Charles Cranston has been teaching at Washburn in the mass media department for nearly 10 years. He teaches many film classes including digital filmmaking II, which is a fairly new class to the film and video program. Digital filmmaking II is a 400 level class where students get the opportunity to produce movies and learn about the preproduction planning in detail.

“One of the things that we are working on in this particular class is planning and organizational aspects of doing the small film projects, and that translates to anything really,” said Cranston. “You can improve the quality of a final product if you have done adequate planning early on.”

There are only nine students in the class, which makes it easier for them to have individual attention from Cranston. The film students are split into two different groups as crews where they are given specific responsibilities such as the director, editor, cinematographer, sound manager and assistant director to produce a short film.

Students say they truly enjoy working on these larger projects in a more advanced class.

“Most of the projects we have done up to this point have either been done alone or with a partner,” said Jeremy Finnestad, junior film and video major. “Since there are more people involved in one project, everyone has a specific job to focus on and that leads to a better final film.”

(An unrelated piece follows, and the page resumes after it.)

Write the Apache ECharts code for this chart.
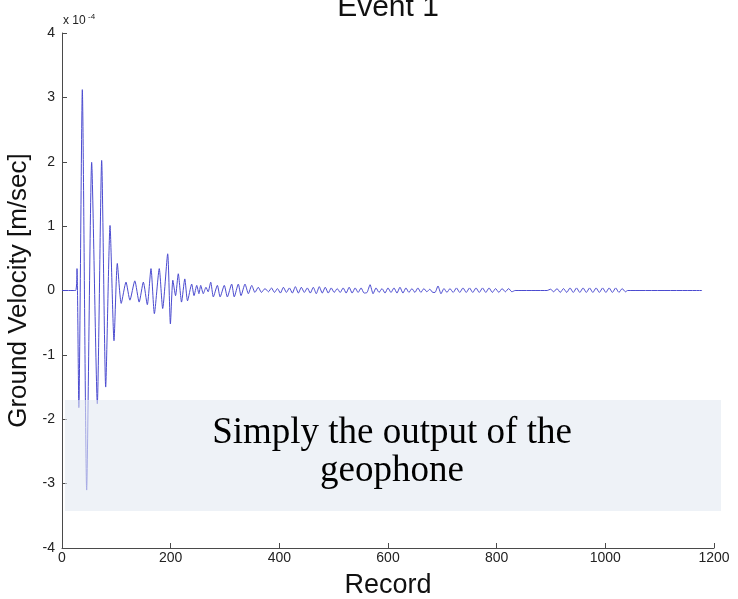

Linda Montemayor, another junior flim student, also expresses her thoughts about digital filmmaking II.

“I feel like this class is really helping me learn how to put a film together both in preproduction and postproduction, which is a super good experience,” said Montemayor.

Both of the film crews had their first screening last week.

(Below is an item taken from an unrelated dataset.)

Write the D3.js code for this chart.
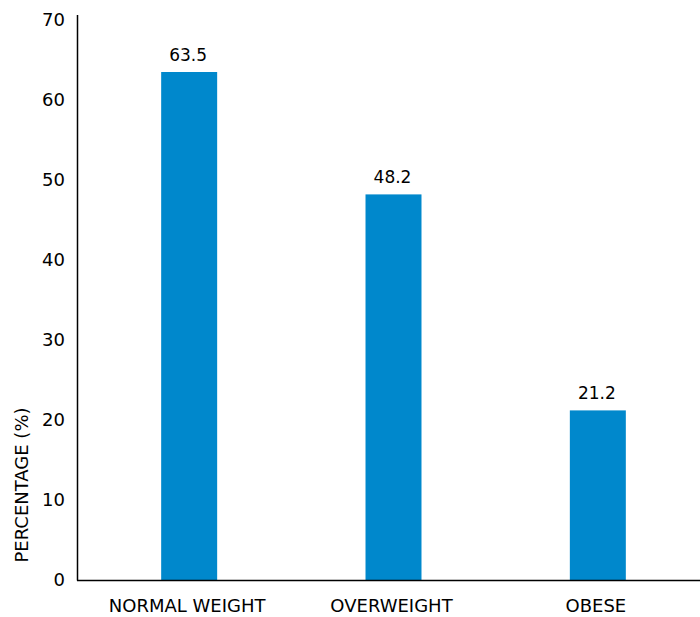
<!DOCTYPE html>
<html><head><meta charset="utf-8">
<script src="https://cdnjs.cloudflare.com/ajax/libs/d3/7.8.5/d3.min.js"></script>
<style>body{margin:0;background:#fff;} text{font-family:"DejaVu Sans",sans-serif;}</style>
</head><body>
<svg id="c" width="700" height="617"></svg>
<script>
const categories = ["NORMAL WEIGHT", "OVERWEIGHT", "OBESE"];
const values = [63.5, 48.2, 21.2];
const yTicks = [0, 10, 20, 30, 40, 50, 60, 70];
const yTitle = "PERCENTAGE (%)";

const FONT = '"DejaVu Sans",sans-serif';
const svg = d3.select("#c");
const x = d3.scaleBand().domain(categories).range([87, 700]).paddingInner(0.726).paddingOuter(0.363);
const y = d3.scaleLinear().domain([0, 70]).range([580, 20]);

// bars
svg.selectAll("rect.bar").data(values).join("rect")
  .attr("class", "bar")
  .attr("x", (d, i) => x(categories[i]))
  .attr("width", x.bandwidth())
  .attr("y", d => y(d))
  .attr("height", d => y(0) - y(d))
  .attr("fill", "#0088cc");

// value labels
svg.selectAll("text.val").data(values).join("text")
  .attr("class", "val")
  .attr("x", (d, i) => x(categories[i]) + x.bandwidth() / 2 - 1)
  .attr("y", d => y(d) - 11)
  .attr("text-anchor", "middle")
  .attr("font-size", 17)
  .attr("fill", "#000")
  .text(d => d.toFixed(1));

// y axis
const yAxis = d3.axisLeft(y).tickValues(yTicks).tickSize(0).tickPadding(13);
const gy = svg.append("g").attr("transform", "translate(78,0)").call(yAxis);
gy.select(".domain").remove();
gy.selectAll("text").attr("font-size", 18).attr("fill", "#000").style("font-family", FONT);
svg.append("line").attr("x1", 77.5).attr("x2", 77.5).attr("y1", 15).attr("y2", 580.5).attr("stroke", "#000").attr("stroke-width", 1.5);

// x axis
const xAxis = d3.axisBottom(x).tickSize(0);
const gx = svg.append("g").attr("transform", "translate(-2,580)").call(xAxis);
gx.select(".domain").remove();
gx.selectAll("text").attr("y", 32).attr("dy", 0).attr("font-size", 18).attr("fill", "#000").style("font-family", FONT);
svg.append("line").attr("x1", 77).attr("x2", 700).attr("y1", 580.5).attr("y2", 580.5).attr("stroke", "#000").attr("stroke-width", 1.5);

// y title
svg.append("text")
  .attr("transform", "translate(28,485) rotate(-90)")
  .attr("text-anchor", "middle")
  .attr("font-size", 18)
  .attr("fill", "#000")
  .text(yTitle);
</script>
</body></html>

“The films we saw today were good,” said Cranston. “Obviously, there were some things that could be corrected to make them even better and that’s mainly what we talked about today.”

The Washburn film department also has an excellent editing suite where students get to work with the AVID editing software, the same software that was used to cut “The Avengers” and many more films in the industry.

“They can’t really go back and reshoot anything, but there are a few things they can do to smooth things out to make things work a little better, and you can do that in the editing,” said Cranston.

Digital filmmaking II students have two upcoming films they will be producing before the end of this semester. The last one is going to shot in April and will be directed by Cranston.

He is also going to be bringing his friends from the film industry to work with the students for this film. All five films, including the final one, will be screened the last week of the semester either on or off campus. The location will be announced and is open to the public.